Meta’s Oversight Board Is Helping Big Tech Companies Comply With the EU’s Censorship Law

By Didi Rankovic – Reclaim The Net

Corporate legacy media are trying to keep key social platforms “in check” by running stories about them complying – or being complicit, or compatible with – some of the currently most notorious anti-free speech legislation.

Meta’s Oversight Board is thus said to be working to adhere to the EU’s Digital Services Act (DSA) – but perhaps not as efficiently as it should.

Yet before any entity can execute censorship, it must be funded, since it all eventually, one way or another, comes down to money. In this case, Meta has apparently been increasingly less enthusiastic about providing that money.

But now, the Board appears to be looking at the DSA as an avenue to get the money, so that “the mission” may continue.

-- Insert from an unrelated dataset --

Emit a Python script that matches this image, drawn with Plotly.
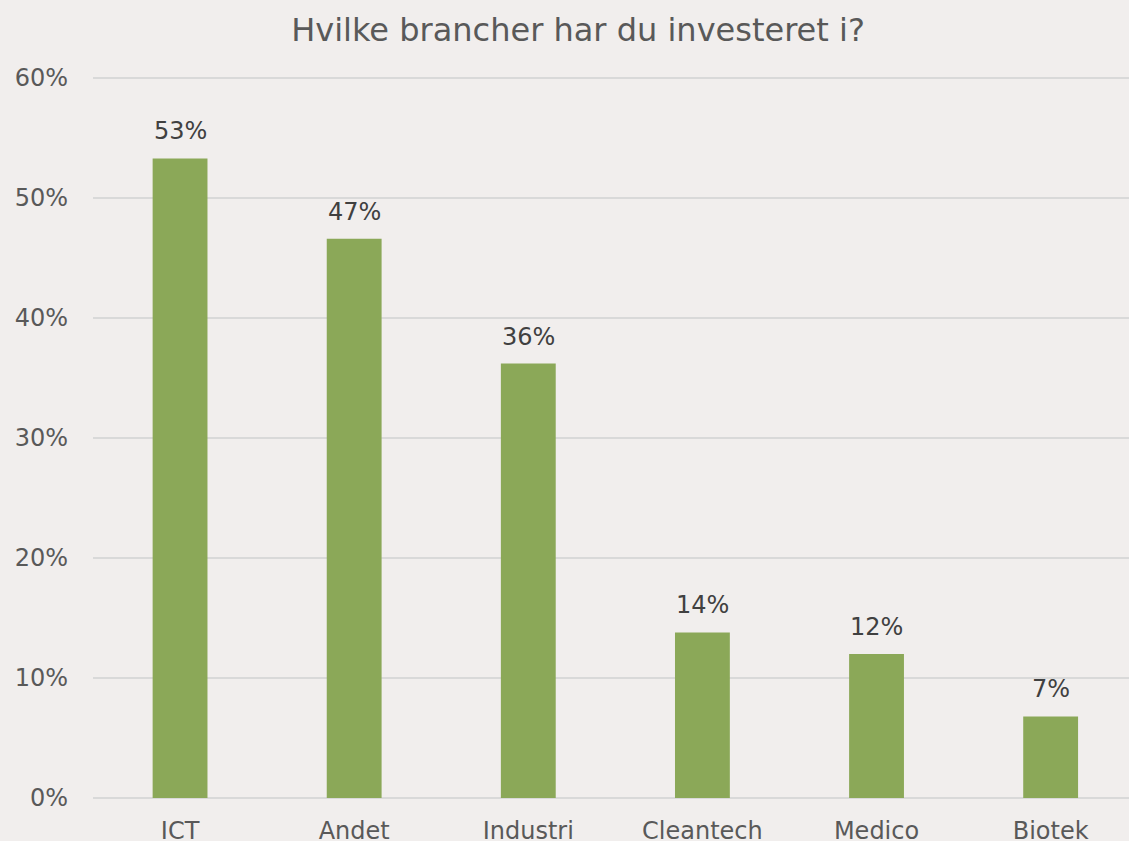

This sum-up of the seemingly muddled train-of-thought reporting comes from the Washington Post – but the key point behind it seems to be closer to home in the US, than anything that may or may not be happening in Europe.

Meta’s Board was first conceived in 2018 – as the corporation was still trying to fight off (what turned out to be debunked) accusations that it allowed foreign propaganda to fully steer US elections, two years prior.

Facebook (Meta) was happy to establish the Board – and in the process essentially agreed with the 2016 election integrity deniers who claimed it was something other than the majority vote cast by US citizens who decided the outcome.

Meta may have done it just to get rabid politicians and media off their back – but in the meantime, it looks like the company lost the will to keep spending money on the Board.

Now, with another election coming up, the same media are criticizing the Board as having failed their expectations in the US – but they still want it there, and the EU might provide the financial lifeline.

The Washington Post calls it nothing short of the Oversight Board possibly getting “a second chance.” To do what?

Apparently, let a “court of journalists, analysts and experts (…) investigate Meta’s handling of controversial posts” – and reinstate Facebook to its supposedly existing pre-2016 glory (restore “Meta’s blemished reputation,” as WaPo puts it).

Now, the EU comes into the picture, and the DSA is a possible new “funding factor.”

“The Oversight Board administrators touted (to the EU) the group’s experience in making impartial decisions about contentious content moderation challenges facing Meta, according to a slide-deck pitch, which was viewed by the Washington Post,” said the report.